Embedding

class Embedding(max_id: int | None = None, num_embeddings: int | None = None, embedding_dim: int | None = None, shape: None | int | Sequence[int] = None, initializer: str | Callable[[Tensor], Tensor] | None = None, initializer_kwargs: Mapping[str, Any] | None = None, constrainer: str | Callable[[Tensor], Tensor] | None = None, constrainer_kwargs: Mapping[str, Any] | None = None, trainable: bool = True, dtype: dtype | None = None, **kwargs)[source]

Bases: Representation

Trainable embeddings.

This class provides the same interface as torch.nn.Embedding and can be used throughout PyKEEN as a more complete drop-in replacement.

It extends it by adding additional options to normalize, constrain, or apply drop-out.

Note

A discussion about the differences between normalizers and constrainers can be found in Normalizer, Constrainer & Regularizer.

The optional dropout can also be used as a regularization technique. It also allows uncertainty estimates to be obtained using techniques such as Monte-Carlo dropout. The following simple example shows how to obtain different scores for a single triple from an (untrained) model. These scores can be viewed as samples from a distribution over the scores.

"""Monte-Carlo uncertainty estimation with embedding dropout."""

import torch

from pykeen.datasets import Nations
from pykeen.models import ERModel
from pykeen.typing import FloatTensor

dataset = Nations()
model: ERModel[FloatTensor, FloatTensor, FloatTensor] = ERModel(
    triples_factory=dataset.training,
    interaction="distmult",
    entity_representations_kwargs=dict(embedding_dim=3, dropout=0.1),
    relation_representations_kwargs=dict(embedding_dim=3, dropout=0.1),
)
batch = torch.as_tensor(data=[[0, 1, 0]]).repeat(10, 1)
scores = model.score_hrt(batch)

Instantiate an embedding with extended functionality.

Parameters:
  • max_id (int) – >0 The number of embeddings, cf. Representation.

  • num_embeddings (int | None) –

    >0 The number of embeddings.

    Note

    This argument is kept for backwards compatibility. New code should use max_id instead.

  • embedding_dim (int | None) – >0 The embedding dimensionality.

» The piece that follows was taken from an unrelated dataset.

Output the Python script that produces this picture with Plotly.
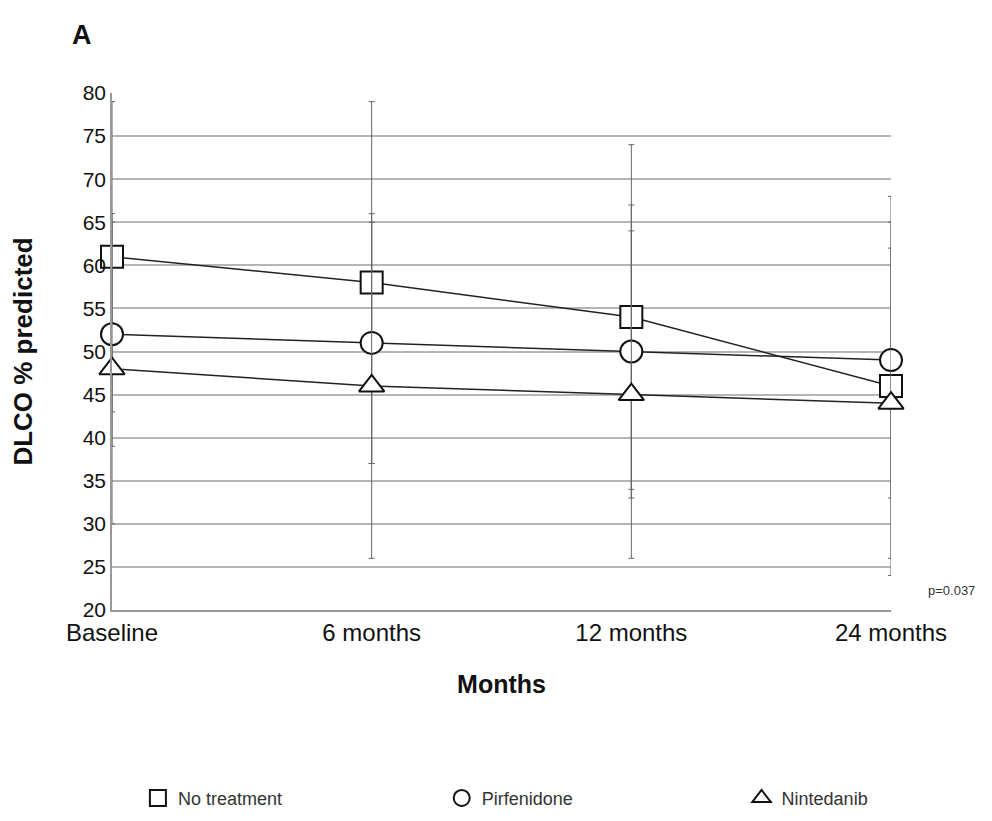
import plotly.graph_objects as go

months = ["Baseline", "6 months", "12 months", "24 months"]
no_treatment = [61, 58, 54, 46]
no_treatment_sd = [18, 21, 20, 22]
pirfenidone = [52, 51, 50, 49]
pirfenidone_sd = [13, 14, 17, 16]
nintedanib = [48, 46, 45, 44]
nintedanib_sd = [18, 20, 19, 18]
y_ticks = [20, 25, 30, 35, 40, 45, 50, 55, 60, 65, 70, 75, 80]

series = [
    ("No treatment", no_treatment, no_treatment_sd, "square"),
    ("Pirfenidone", pirfenidone, pirfenidone_sd, "circle"),
    ("Nintedanib", nintedanib, nintedanib_sd, "triangle-up"),
]

# page has 8px body margin; plot area target: x 111..891, y 93..612 (screen px)
L, T, W, H = 101, 85, 782, 519
def px(xs):
    return (xs - 8 - L) / W
def py(ys):
    return (T + H - (ys - 8)) / H

fig = go.Figure()
for name, vals, sd, sym in series:
    fig.add_trace(go.Scatter(
        x=months, y=vals, mode="lines+markers", name=name, showlegend=False,
        line=dict(color="#222222", width=1.5),
        marker=dict(symbol=sym, size=22, color="white",
                    line=dict(color="#111111", width=2)),
        error_y=dict(type="data", array=sd, symmetric=True, color="#666666",
                     thickness=1, width=3),
        cliponaxis=False,
    ))

legend_names = ["legend", "legend2", "legend3"]
legend_x = [135, 440, 741]
for (name, vals, sd, sym), lg in zip(series, legend_names):
    fig.add_trace(go.Scatter(
        x=[None], y=[None], mode="markers", name=name, showlegend=True, legend=lg,
        marker=dict(symbol=sym, size=16, color="white",
                    line=dict(color="#111111", width=2)),
    ))

legend_common = dict(orientation="h", xanchor="left", yanchor="middle",
                     font=dict(size=18, color="#333333"), itemsizing="trace",
                     bgcolor="rgba(0,0,0,0)")
fig.update_layout(
    width=992, height=821,
    margin=dict(l=L, r=992 - L - W, t=T, b=821 - T - H),
    paper_bgcolor="white", plot_bgcolor="white",
    font=dict(family="Liberation Sans, Arial, sans-serif", color="#111111"),
    showlegend=True,
    legend=dict(x=px(legend_x[0]), y=py(801), **legend_common),
    legend2=dict(x=px(legend_x[1]), y=py(801), **legend_common),
    legend3=dict(x=px(legend_x[2]), y=py(801), **legend_common),
)
fig.add_annotation(text="<b>A</b>", xref="paper", yref="paper",
                   x=px(79), y=py(35), showarrow=False,
                   font=dict(size=27, color="#111111"), xanchor="center", yanchor="middle")
fig.add_annotation(text="p=0.037", xref="paper", yref="paper",
                   x=px(952), y=py(592), showarrow=False,
                   font=dict(size=13, color="#333333"), xanchor="center", yanchor="middle")

fig.update_xaxes(
    type="category", range=[0, 3], showgrid=False, zeroline=False,
    showline=True, linecolor="#999999", linewidth=1.5,
    tickfont=dict(size=24, color="#111111"), ticks="",
    title=dict(text="<b>Months</b>", font=dict(size=25, color="#111111"), standoff=31),
)
fig.update_yaxes(
    range=[20, 80], tickvals=y_ticks, showgrid=True, gridcolor="#b5b5b5", gridwidth=2,
    zeroline=False, showline=True, linecolor="#999999", linewidth=1.5,
    tickfont=dict(size=21, color="#111111"), ticks="",
    title=dict(text="<b>DLCO % predicted</b>", font=dict(size=26, color="#111111"), standoff=44),
)

fig.write_html("out.html")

  • shape (tuple[int, ...]) –

    The shape of an individual representation, cf. Representation.

    Note

    You can pass exactly only one of embedding_dim and shape. shape is generally preferred because it is the more generic parameter also used in Representation, but the term embedding_dim is so ubiquitous that it is available as well.

  • initializer (Hint[Initializer]) – An optional initializer, which takes an uninitialized (max_id, *shape) tensor as input, and returns an initialized tensor of same shape and dtype (which may be the same, i.e. the initialization may be in-place). Can be passed as a function, or as string, cf. resolver note.

  • initializer_kwargs (Mapping[str, Any] | None) – Additional keyword arguments passed to the initializer

  • constrainer (Callable[[Tensor], Tensor] | None) – A function which is applied to the weights after each parameter update, without tracking gradients. It may be used to enforce model constraints outside gradient-based training. The function does not need to be in-place, but the weight tensor is modified in-place. Can be passed as a function, or as a string, cf. resolver note.

  • constrainer_kwargs (Mapping[str, Any] | None) – Additional keyword arguments passed to the constrainer

  • trainable (bool) – Should the wrapped embeddings be marked to require gradient.

  • dtype (torch.dtype | None) – The datatype (otherwise uses torch.get_default_dtype() to look up).

  • kwargs – Additional keyword-based parameters passed to Representation

Note

2 resolvers are used in this function.

An explanation of resolvers and how to use them is given in https://class-resolver.readthedocs.io/en/latest/.

Methods Summary

from_pretrained(tensor, *[, trainable])

Construct an embedding from a pre-trained tensor.

post_parameter_update()

Apply constraints which should not be included in gradients.

reset_parameters()

Reset the module's parameters.

Methods Documentation

classmethod from_pretrained(tensor: Tensor | PretrainedInitializer, *, trainable: bool = False, **kwargs: Any) Self[source]

Construct an embedding from a pre-trained tensor.

Parameters:
  • tensor (Tensor | PretrainedInitializer) – the tensor of pretrained embeddings, or pretrained initializer that wraps a tensor

  • trainable (bool) – should the embedding be trainable? defaults to false, since this constructor is typically used for making a static embedding.

  • kwargs (Any) – Remaining keyword arguments to pass to the pykeen.nn.Embedding constructor

Returns:

An embedding representation

Return type:

Self

post_parameter_update()[source]

Apply constraints which should not be included in gradients.

reset_parameters() None[source]

Reset the module’s parameters.

Return type:

None